En lugar de dirigirse hacia los demás, en él las virtualidades amorosas se difunden en manifestaciones generosas en una especie de receptividad universal.
El entusiasmo es, en efecto, un producto superior del Eros en el que el amor no se consume en el culto recíproco de los sexos, sino que convierte al entusiasta en un ser desinteresado, puro e inaccesible. De todas las formas del amor, el entusiasmo es la más exenta de sexualidad, más aún que el amor místico, el cual no puede liberarse del simbolismo sexual. Por ello el entusiasmo protege de la inquietud y de la vaguedad que transforman la sexualidad en una característica de lo trágico del ser humano. El entusiasta es una persona particularmente insensible a los problemas. Puede comprender muchas cosas, pero no las incertidumbres dolorosas ni la sensibilidad caótica del ser torturado. Los seres problemáticos no pueden resolver nada, puesto que no aman nada. Imposible, pues, encontrar en ellos esa capacidad de abandono, esa paradoja del amor como estado puro, esa actualidad permanente y total que en cada instante abre a todo, esa irracionalidad ingenua. El mito bíblico sobre el pecado del conocimiento es el más profundo que la humanidad haya imaginado nunca. La euforia de los entusiastas se debe, precisamente, a que ignoran la tragedia del conocimiento. ¿Por qué no decirlo? El conocimiento se confunde con las tinieblas. Yo renunciaría de buen grado a todos los problemas sin solución a cambio de una dulce e inconsciente ingenuidad. El espíritu no eleva: desgarra.

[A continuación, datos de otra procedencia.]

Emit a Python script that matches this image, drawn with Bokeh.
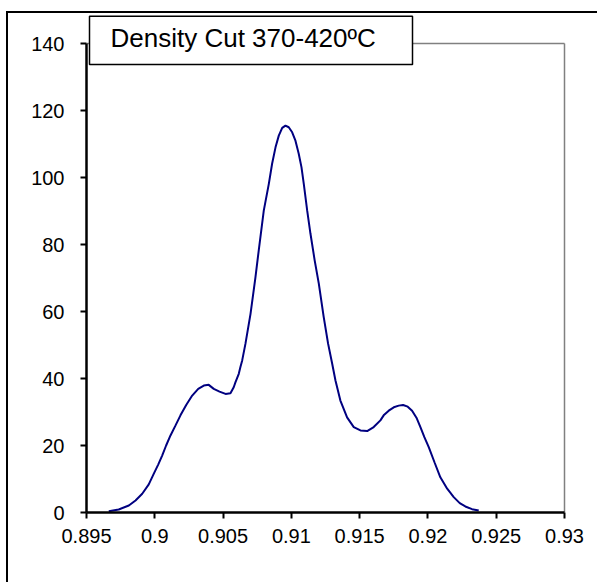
from bokeh.plotting import figure
from bokeh.models import FixedTicker, BoxAnnotation, Label, Range1d
from bokeh.embed import file_html
from bokeh.resources import INLINE

title_text = "Density Cut 370-420ºC"

density = [0.89663, 0.89736, 0.89810, 0.89859, 0.89908, 0.89956, 0.89993, 0.90025,
           0.90054, 0.90083, 0.90115, 0.90152, 0.90188, 0.90230, 0.90274, 0.90318,
           0.90359, 0.90395, 0.90432, 0.90474, 0.90518, 0.90554, 0.90578, 0.90591,
           0.90615, 0.90627, 0.90640, 0.90664, 0.90701, 0.90737, 0.90761, 0.90798,
           0.90835, 0.90859, 0.90884, 0.90908, 0.90933, 0.90957, 0.90981, 0.91006,
           0.91030, 0.91054, 0.91074, 0.91091, 0.91116, 0.91140, 0.91171, 0.91201,
           0.91237, 0.91269, 0.91299, 0.91323, 0.91359, 0.91408, 0.91457, 0.91506,
           0.91555, 0.91603, 0.91652, 0.91676, 0.91713, 0.91750, 0.91786, 0.91818,
           0.91852, 0.91884, 0.91916, 0.91945, 0.91974, 0.92006, 0.92048, 0.92091,
           0.92141, 0.92189, 0.92233, 0.92274, 0.92323, 0.92372]
frequency = [0.4, 0.9, 2.1, 3.6, 5.6, 8.4, 11.6, 14.3,
             17.0, 20.0, 23.0, 26.0, 29.0, 32.1, 34.9, 36.9,
             37.9, 38.1, 36.9, 36.1, 35.4, 35.6, 37.4, 38.9,
             41.4, 43.4, 45.4, 50.4, 59.3, 70.2, 78.2, 90.1,
             98.1, 104.1, 109.0, 112.5, 114.8, 115.5, 115.0, 113.5,
             111.0, 107.1, 103.1, 98.1, 90.1, 83.2, 75.2, 68.3,
             58.3, 50.4, 44.4, 39.4, 33.4, 28.4, 25.5, 24.5,
             24.3, 25.5, 27.5, 29.0, 30.4, 31.4, 31.9, 32.1,
             31.6, 30.4, 28.3, 25.5, 22.5, 19.5, 15.0, 10.5,
             7.1, 4.6, 2.8, 1.8, 1.0, 0.6]

x_ticks = [0.895, 0.9, 0.905, 0.91, 0.915, 0.92, 0.925, 0.93]
x_tick_labels = ["0.895", "0.9", "0.905", "0.91", "0.915", "0.92", "0.925", "0.93"]
y_ticks = [0, 20, 40, 60, 80, 100, 120, 140]
y_tick_labels = ["0", "20", "40", "60", "80", "100", "120", "140"]

FONT = "Liberation Sans"

# layout (canvas pixels)
W, H = 591, 571
AX_LEFT, AX_BOTTOM, AX_TOP, AX_RIGHT = 78, 499, 30, 556
FRAME_RIGHT = 576

x0, x1 = x_ticks[0], x_ticks[-1]
y0, y1 = y_ticks[0], y_ticks[-1]
ux = (x1 - x0) / (AX_RIGHT - AX_LEFT)
uy = (y1 - y0) / (AX_BOTTOM - AX_TOP)

p = figure(width=W, height=H, output_backend="svg", toolbar_location=None,
           x_range=Range1d(x0, x1 + (FRAME_RIGHT - AX_RIGHT) * ux),
           y_range=Range1d(y0, y1 + AX_TOP * uy),
           min_border_left=AX_LEFT, min_border_right=W - FRAME_RIGHT,
           min_border_top=0, min_border_bottom=H - AX_BOTTOM)
p.styles = {"margin-left": "6px", "margin-top": "11px",
            "border-left": "2px solid black", "border-top": "2px solid black"}

# plot-area border (top and right, grey)
p.segment(x0=[x0, x1], y0=[y1, y0], x1=[x1, x1], y1=[y1, y1],
          line_color="#808080", line_width=1.5)

p.line(density, frequency, line_color="#000080", line_width=2)

p.grid.visible = False
p.outline_line_color = None
p.background_fill_color = "white"
p.border_fill_color = "white"

for ax, ticks, labels, bnds in ((p.xaxis[0], x_ticks, x_tick_labels, (x0, x1)),
                                 (p.yaxis[0], y_ticks, y_tick_labels, (y0, y1))):
    ax.ticker = FixedTicker(ticks=ticks)
    ax.major_label_overrides = {t: l for t, l in zip(ticks, labels)}
    ax.bounds = bnds
    ax.axis_line_color = "black"
    ax.axis_line_width = 2.5
    ax.major_tick_line_color = "black"
    ax.major_tick_line_width = 2
    ax.major_tick_out = 6
    ax.major_tick_in = 0
    ax.minor_tick_line_color = None
    ax.major_label_text_font = FONT
    ax.major_label_text_font_size = "20px"
    ax.major_label_text_color = "black"

p.xaxis[0].major_label_standoff = 10
p.yaxis[0].major_label_standoff = 16

# title box
tbox = BoxAnnotation(left=79, right=402, top=0.75, bottom=49,
                     left_units="canvas", right_units="canvas",
                     top_units="canvas", bottom_units="canvas",
                     fill_color="white", fill_alpha=1.0, line_color="black",
                     line_alpha=1.0, line_width=1.5, level="overlay")
p.add_layout(tbox)

title = Label(x=100, y=22.5, x_units="canvas", y_units="canvas", text=title_text,
              text_font=FONT, text_font_size="26px", text_color="black",
              text_baseline="alphabetic", text_align="left", level="overlay")
p.add_layout(title)

open("out.html", "w").write(file_html(p, INLINE))
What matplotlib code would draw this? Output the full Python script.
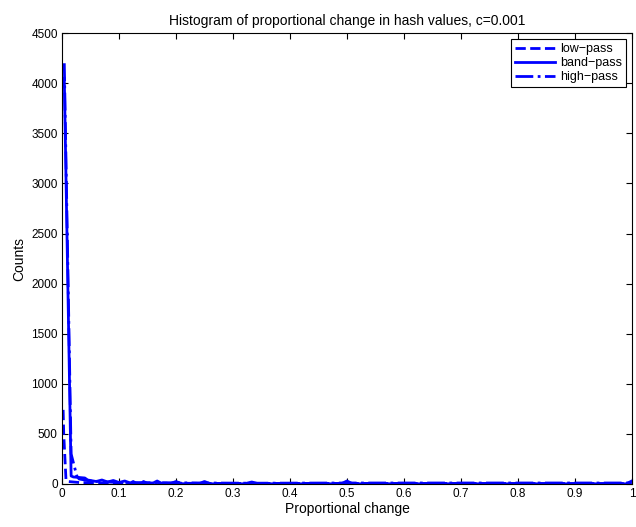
import matplotlib
matplotlib.use("Agg")
from matplotlib import pyplot as plt

plt.rcParams["font.family"] = ["Liberation Sans", "DejaVu Sans"]

# histogram curves (bin position -> count)
low_x = [0.002, 0.003, 0.007, 0.01, 0.02, 0.03, 0.05, 0.08, 0.1, 0.2, 0.25, 0.333, 0.5, 0.99, 1.0]
low_y = [740, 500, 40, 25, 20, 15, 12, 10, 8, 8, 6, 6, 6, 5, 10]

band_x = [0.004, 0.016, 0.02, 0.03, 0.04, 0.045, 0.05, 0.06, 0.07, 0.08, 0.09, 0.1, 0.11,
          0.12, 0.125, 0.13, 0.14, 0.143, 0.15, 0.16, 0.167, 0.175, 0.19, 0.2, 0.21,
          0.24, 0.25, 0.26, 0.32, 0.333, 0.345, 0.49, 0.5, 0.51, 0.99, 1.0]
band_y = [4050, 80, 70, 65, 60, 40, 35, 25, 40, 20, 35, 15, 30,
          10, 25, 5, 10, 25, 5, 10, 30, 5, 3, 25, 3,
          2, 25, 2, 2, 20, 2, 2, 30, 2, 2, 30]

high_x = [0.004, 0.016, 0.026, 0.03, 0.05, 0.08, 0.1, 0.2, 0.25, 0.333, 0.5, 1.0]
high_y = [4200, 300, 80, 50, 30, 20, 15, 12, 10, 8, 10, 10]

x_ticks = [0, 0.1, 0.2, 0.3, 0.4, 0.5, 0.6, 0.7, 0.8, 0.9, 1]
x_labels = ["0", "0.1", "0.2", "0.3", "0.4", "0.5", "0.6", "0.7", "0.8", "0.9", "1"]
y_ticks = [0, 500, 1000, 1500, 2000, 2500, 3000, 3500, 4000, 4500]


def main():
    fig = plt.figure(figsize=(6.36, 5.27), dpi=100)
    ax = fig.add_axes([0.0975, 0.0816, 0.896, 0.8554])

    ax.plot(low_x, low_y, "--", color="blue", lw=2, label="low\u2212pass")
    ax.plot(band_x, band_y, "-", color="blue", lw=2, label="band\u2212pass")
    ax.plot(high_x, high_y, "-.", color="blue", lw=2, label="high\u2212pass")

    ax.set_xlim(0, 1)
    ax.set_ylim(0, 4500)
    ax.set_xticks(x_ticks)
    ax.set_xticklabels(x_labels)
    ax.set_yticks(y_ticks)
    ax.tick_params(direction="in", top=True, right=True, labelsize=8.5, length=4, pad=3)
    for s in ax.spines.values():
        s.set_linewidth(0.8)

    ax.set_title("Histogram of proportional change in hash values, c=0.001", fontsize=10, pad=6)
    ax.set_xlabel("Proportional change", fontsize=10, labelpad=1)
    ax.set_ylabel("Counts", fontsize=10, labelpad=4)

    leg = ax.legend(loc="upper right", fontsize=9, fancybox=False, framealpha=1,
                    edgecolor="black", borderaxespad=0.5, handlelength=3.2,
                    labelspacing=0.15, borderpad=0.3, handletextpad=0.4)
    leg.get_frame().set_linewidth(0.8)

    fig.savefig("out.png")


if __name__ == "__main__":
    main()
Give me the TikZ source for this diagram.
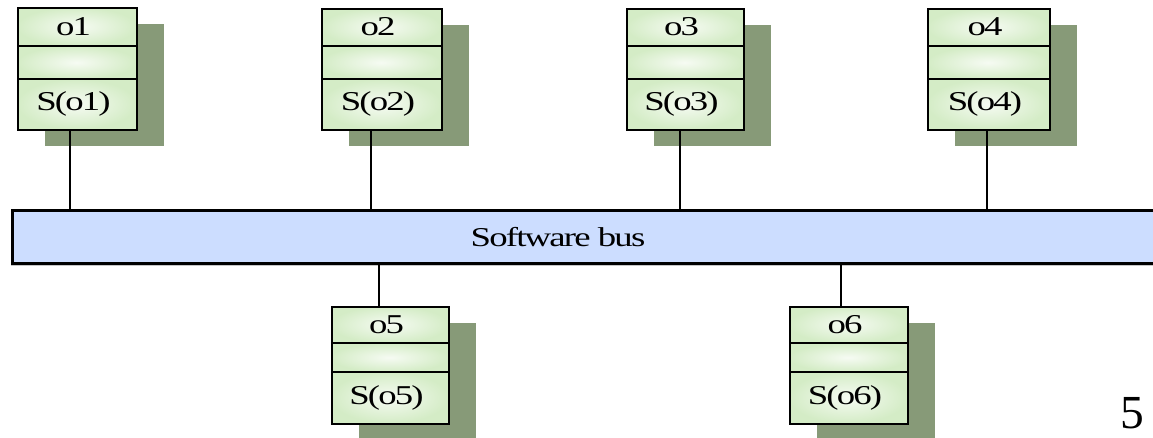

En el entusiasmo —al igual que en la gracia o en la magia— el espíritu no se opone antinómicamente a la vida. El secreto de la felicidad reside en esa indivisión inicial que mantiene una unidad inatacable, una convergencia orgánica. El entusiasta ignora la dualidad —ese veneno.
Ordinariamente la vida permanece fecunda únicamente a costa de tensiones y de antinomias, de todo lo que tiene algo que ver con el combate. El entusiasmo, por su parte, supera ese combate para elevarse por encima de lo trágico, para realizar un amor exento de sexualidad.